[Exercise goal]:
Print word for word the first line of the listing below and every line after it, through the line with "const chart = echarts.init(document.getElementById('chart'));". Leave out the pictures and the rest.

##### Data in this exercise #####

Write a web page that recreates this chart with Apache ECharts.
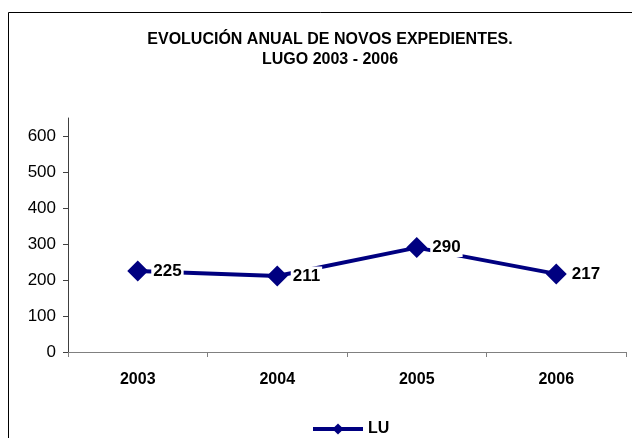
<!DOCTYPE html>
<html>
<head>
<meta charset="utf-8">
<script src="https://cdn.jsdelivr.net/npm/echarts@6/dist/echarts.min.js"></script>
<style>
  html, body { margin: 0; padding: 0; background: #fff; }
  #chart { width: 632px; height: 438px; }
</style>
</head>
<body>
<div id="chart"></div>
<script>
const years = ['2003', '2004', '2005', '2006'];
const luValues = [225, 211, 290, 217];
const yTicks = [0, 100, 200, 300, 400, 500, 600];

const chart = echarts.init(document.getElementById('chart'));

chart.setOption({
  animation: false,
  textStyle: { fontFamily: 'Liberation Sans, Arial, sans-serif' },
  title: {
    text: 'EVOLUCIÓN ANUAL DE NOVOS EXPEDIENTES.\nLUGO 2003 - 2006',
    left: 325,
    top: 25,
    textAlign: 'center',
    textStyle: { fontSize: 16, fontWeight: 'bold', color: '#000', lineHeight: 20 }
  },
  graphic: [{
    type: 'rect',
    shape: { x: 8.5, y: 12.5, width: 640, height: 440 },
    style: { fill: 'none', stroke: '#000', lineWidth: 1 },
    silent: true
  }],
  legend: {
    top: 416,
    left: 306,
    itemWidth: 50,
    itemHeight: 14,
    itemGap: 3,
    lineStyle: { width: 4 },
    textStyle: { fontSize: 16, fontWeight: 'bold', color: '#000' },
    data: ['LU']
  },
  grid: { left: 68, right: 6, top: 118, bottom: 86 },
  xAxis: {
    type: 'category',
    data: years,
    boundaryGap: true,
    axisLine: { lineStyle: { color: '#808080', width: 1 } },
    axisTick: { show: true, length: 5, lineStyle: { color: '#808080' } },
    axisLabel: { fontSize: 16, fontWeight: 'bold', color: '#000', margin: 20 }
  },
  yAxis: {
    type: 'value',
    min: 0,
    max: 650,
    splitLine: { show: false },
    axisLine: { show: true, lineStyle: { color: '#404040', width: 1 } },
    axisTick: { show: true, length: 5, customValues: yTicks, lineStyle: { color: '#404040' } },
    axisLabel: { fontSize: 17, color: '#000', margin: 12, customValues: yTicks }
  },
  series: [{
    name: 'LU',
    type: 'line',
    data: luValues,
    symbol: 'diamond',
    symbolSize: 21,
    itemStyle: { color: '#000080' },
    lineStyle: { color: '#000080', width: 4 },
    label: {
      show: true,
      position: 'right',
      distance: 3,
      fontSize: 17,
      fontWeight: 'bold',
      color: '#000',
      backgroundColor: '#fff',
      padding: [1, 2]
    }
  }]
});
</script>
</body>
</html>
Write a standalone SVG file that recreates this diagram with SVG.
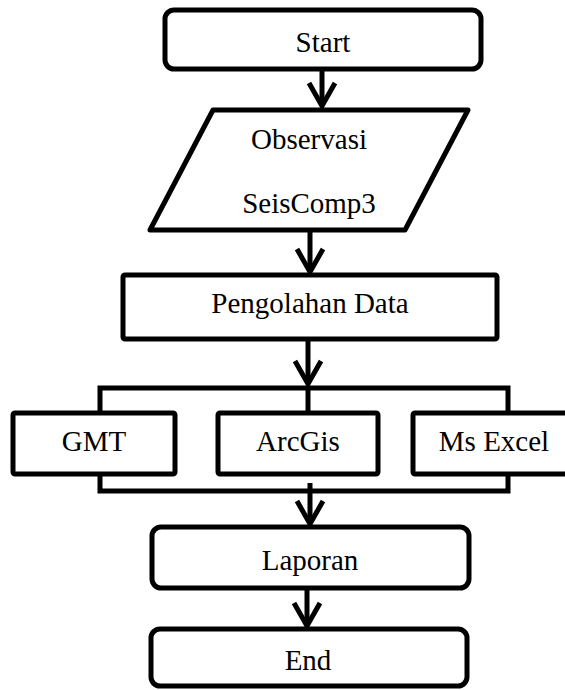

#####

[Answer to the task]:
Write a web page that recreates this chart with Apache ECharts.
<!DOCTYPE html>
<html>
<head>
<meta charset="utf-8">
<script src="https://cdn.jsdelivr.net/npm/echarts@6/dist/echarts.min.js"></script>
<style>
  html, body { margin: 0; padding: 0; background: #fff; }
  #chart { width: 632px; height: 438px; }
</style>
</head>
<body>
<div id="chart"></div>
<script>
const years = ['2003', '2004', '2005', '2006'];
const luValues = [225, 211, 290, 217];
const yTicks = [0, 100, 200, 300, 400, 500, 600];

const chart = echarts.init(document.getElementById('chart'));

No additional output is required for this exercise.